I wrote this for a class I am taking on Women Writers. You can read the original blog post, and my classmates' own writing on Pamela, here: http://blogs.baylor.edu/britlit/category/pamela/
If you or anyone were to sit down and describe Pamela to me, I would insist that she is one of the most irritating characters I have ever heard of, and I would make a point never to touch a copy of Samuel Richardson's first epistolary novel. She has wisdom beyond her years but digs herself into deeper and deeper holes with everyone around her. She is clever and pert, but so easily shaken by verbal abuse alone that she cannot leave a room without clutching the wainscoting and promptly collapsing outside. She is pretty and nice, and that seems to be all that most people who meet Pamela require of her. I cannot say as much, but I can say this: Despite all these qualities, I like Pamela.
When Mr. B. goes after her, I tense up. When Mrs. Jewkes is cruel, my face scrunches into odd and angry shapes. When even Mrs. Jervis occasionally betrays her, I am nearly as upset as Pamela is.
I think this is because Pamela is a critical thinker.
It can be very hard for readers in this day and age to relate to someone who is all virtue. I'm sure even readers in Richardson's time would have had an issue understanding and relating to someone who was as morally strong as Pamela (this is not an indication of total support for Pamela's moral compass, rather support for how voraciously she follows it), but the differences between socially popular moral theory in 1740 versus 2013 certainly increase the gap of understanding. However, Pamela has trouble with one virtue that was considered absolutely necessary in her time (especially for her station and her sex), and that is obedience. This is not to say Pamela is disobedient all the time, but she is certainly critical of her and others' orders and instructions.

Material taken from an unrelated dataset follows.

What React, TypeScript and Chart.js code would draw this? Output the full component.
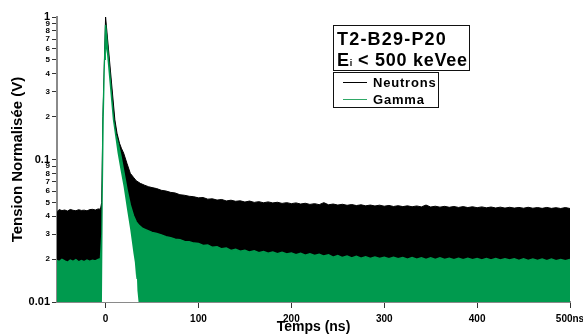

When asked to stay at Mr. B.'s to finish flowering his waistcoat, she does that; but when asked to stay another fortnight to consider a marriage arrangement, she tries to leave under the radar. Her pertness arises from finding clever and witty ways to be obedient and/or responsive without actually doing what Mr. B. wants.
Furthermore, it is clear that Pamela is not disobedient merely to push boundaries--that would make her more irritating, rather than more relatable--rather she disobeys because her moral compass is critical enough to tell her when she must disobey.
Despite the fact that Mr. B. is her master, and everyone else in the novel seems to think that his word is the word of God, she refuses his advances again and again. She refuses his gifts over and over and over. When Mrs. Jervis betrays Pamela's confidence because Mr. B. asked to hide in her closet to listen to the conversation between them, Pamela cannot understand how Mrs. Jervis, a good woman plus or minus some blind obediance, would do such a thing. When he or Mrs. Jewkes (under Mr. B.'s orders) try to keep Pamela from writing, she divides her ink and pens and paper and hides them all variously, and this brings us to the matter of Mrs. Jewkes! It is in a particular dialogue between Pamela and Mrs. Jewkes that the matter of critical obediance and disobediance becomes all too clear. Pamela questions her whether Mrs. Jewkes would do anything, anything at all that Mr. B. asks--of course she would, he is her master. Would she slit Pamela's throat, if commanded? Well, no, that would be murder-- but then, would she assist Mr. B. in raping Pamela?
Well, yes, obviously.
Mrs. Jewkes says that men and women were made for each other, and Pamela is a pretty young thing and so Mr. B. must desire her, and if he sees it within his grasp to get what he desires, then Mrs. Jewkes sees no reason why he shouldn't have it, with or without her help.
This above all is what disgusted me with Mrs. Jewkes, and this above all is what I found to respect in Pamela: that she not only cannot obey an order she thinks is morally wrong, she cannot possibly conceive of how anyone else could ever do so.